Au 17e siècle, ces nouvelles pratiques se détachaient en tous points des écrits gnomiques des alchimistes, qui masquaient leurs découvertes sous des allusions mythologiques et des doubles discours. Le discours ouvert de l'expérimentation scientifique est l'un des plus précieux dons de la Renaissance (bien qu'il soit intéressant de noter que Galilée a eu recours à un système de codage pour communiquer ses découvertes à Kepler.)
Comme le note l'historien Doug Linder, Galilée n'a pas seulement écrit à d'autres érudits, il destinait une grande partie de son ouvrage au grand public. « Il se voyait en consultant en philosophie naturaliste qui consacrait son temps et son énergie à tous ceux prêts à l'écouter », écrit Linder. « Il a écrit des tracts, des brochures, des lettres et des ouvrages ; pas dans le style polysyllabique d'un universitaire un peu pédant, mais avec simplicité et une adresse directe. »
Ce talent pour la communication est très probablement ce qui l'a rapidement opposé aux autorités religieuses, qui l'ont accusé d'hérésie.

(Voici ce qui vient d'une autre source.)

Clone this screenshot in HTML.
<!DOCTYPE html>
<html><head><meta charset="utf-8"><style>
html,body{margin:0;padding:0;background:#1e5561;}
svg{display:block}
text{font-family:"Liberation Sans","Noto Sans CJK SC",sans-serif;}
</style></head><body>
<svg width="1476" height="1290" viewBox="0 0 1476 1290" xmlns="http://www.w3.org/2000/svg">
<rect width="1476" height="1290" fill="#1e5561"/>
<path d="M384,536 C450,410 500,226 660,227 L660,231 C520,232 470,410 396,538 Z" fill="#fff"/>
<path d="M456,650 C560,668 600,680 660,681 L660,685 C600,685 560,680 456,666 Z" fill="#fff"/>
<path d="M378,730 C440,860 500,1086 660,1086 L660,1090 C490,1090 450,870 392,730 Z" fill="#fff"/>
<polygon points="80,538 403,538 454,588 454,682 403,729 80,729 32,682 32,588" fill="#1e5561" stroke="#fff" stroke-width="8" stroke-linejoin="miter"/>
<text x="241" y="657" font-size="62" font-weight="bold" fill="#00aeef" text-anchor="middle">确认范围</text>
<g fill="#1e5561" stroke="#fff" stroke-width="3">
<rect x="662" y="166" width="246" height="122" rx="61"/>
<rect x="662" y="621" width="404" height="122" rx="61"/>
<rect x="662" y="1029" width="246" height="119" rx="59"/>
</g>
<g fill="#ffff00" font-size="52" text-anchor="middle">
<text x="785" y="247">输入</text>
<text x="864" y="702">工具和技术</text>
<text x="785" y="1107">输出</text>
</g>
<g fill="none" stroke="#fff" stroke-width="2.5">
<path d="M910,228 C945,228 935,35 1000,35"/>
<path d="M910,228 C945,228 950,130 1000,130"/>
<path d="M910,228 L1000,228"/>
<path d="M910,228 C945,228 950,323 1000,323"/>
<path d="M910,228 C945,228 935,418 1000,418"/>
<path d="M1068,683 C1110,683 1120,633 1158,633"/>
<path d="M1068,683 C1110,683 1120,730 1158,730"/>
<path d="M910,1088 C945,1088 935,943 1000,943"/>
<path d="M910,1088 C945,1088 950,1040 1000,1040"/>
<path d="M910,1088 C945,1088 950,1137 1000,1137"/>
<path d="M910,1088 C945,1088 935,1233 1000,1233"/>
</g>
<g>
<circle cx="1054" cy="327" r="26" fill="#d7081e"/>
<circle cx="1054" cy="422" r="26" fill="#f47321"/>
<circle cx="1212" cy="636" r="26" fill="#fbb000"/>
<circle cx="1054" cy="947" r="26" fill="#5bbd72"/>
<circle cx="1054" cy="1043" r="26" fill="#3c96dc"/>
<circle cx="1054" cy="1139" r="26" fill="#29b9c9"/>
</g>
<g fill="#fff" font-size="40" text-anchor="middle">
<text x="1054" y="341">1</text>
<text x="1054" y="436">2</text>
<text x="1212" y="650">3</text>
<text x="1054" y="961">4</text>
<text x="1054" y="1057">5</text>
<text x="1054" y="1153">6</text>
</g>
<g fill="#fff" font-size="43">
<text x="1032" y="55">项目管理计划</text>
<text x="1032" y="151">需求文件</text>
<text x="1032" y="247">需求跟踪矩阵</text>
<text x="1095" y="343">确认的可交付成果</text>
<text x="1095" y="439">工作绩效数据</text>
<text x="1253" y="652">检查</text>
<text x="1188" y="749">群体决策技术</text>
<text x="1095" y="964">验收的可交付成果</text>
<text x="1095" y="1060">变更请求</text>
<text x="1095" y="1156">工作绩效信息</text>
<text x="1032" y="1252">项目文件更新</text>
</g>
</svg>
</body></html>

Le procès a hanté le Vatican pendant des siècles ; le traitement de Galilée par l'Église a entre autres nourri la revendication de droit à la liberté intellectuelle prôné par les Lumières.
Toutefois ce talent de simplification de la pensée scientifique avait des accents très autoritaires. « Tout le monde s'accorde à dire que Galilée était un incorrigible égoïste, si sûr de lui qu'il s'est mépris sur sa capacité à persuader les autorités du bien fondé de ses découvertes », note l'historien en astronomie Owen Gingerich au Centre d'astrophysique Harvard-Smithsonian.
Quels qu'aient pu être ses défauts, « Galilée était le porte-parole le plus éloquent de la nouvelle astronomie, le pionnier qui a dessiné les contours modernes de l'astronomie d'observation », estime Owen Gingerich.
Et au-delà de ses réalisations scientifiques, Galilée est resté dans l'imaginaire collectif comme un intrépide chercheur de vérité, une idée reprise dans la chanson Galileo du groupe rock-folk Indigo Girls. Il était, chantent-elles, « le roi de la vision nocturne, roi de la perspicacité. »
On se souvient aussi, plus de 450 ans après sa naissance, de la réponse de Galilée (a priori apocryphe) aux inquisiteurs: « Et pourtant, elle tourne ». Il parlait de la Terre, que le monde connaît désormais comme l'une des nombreuses planètes qui ponctuent l'immensité du cosmos. Une vision largement partagée aujourd'hui, que Galilée a participé à façonner plus qu'aucun de ses persécuteurs.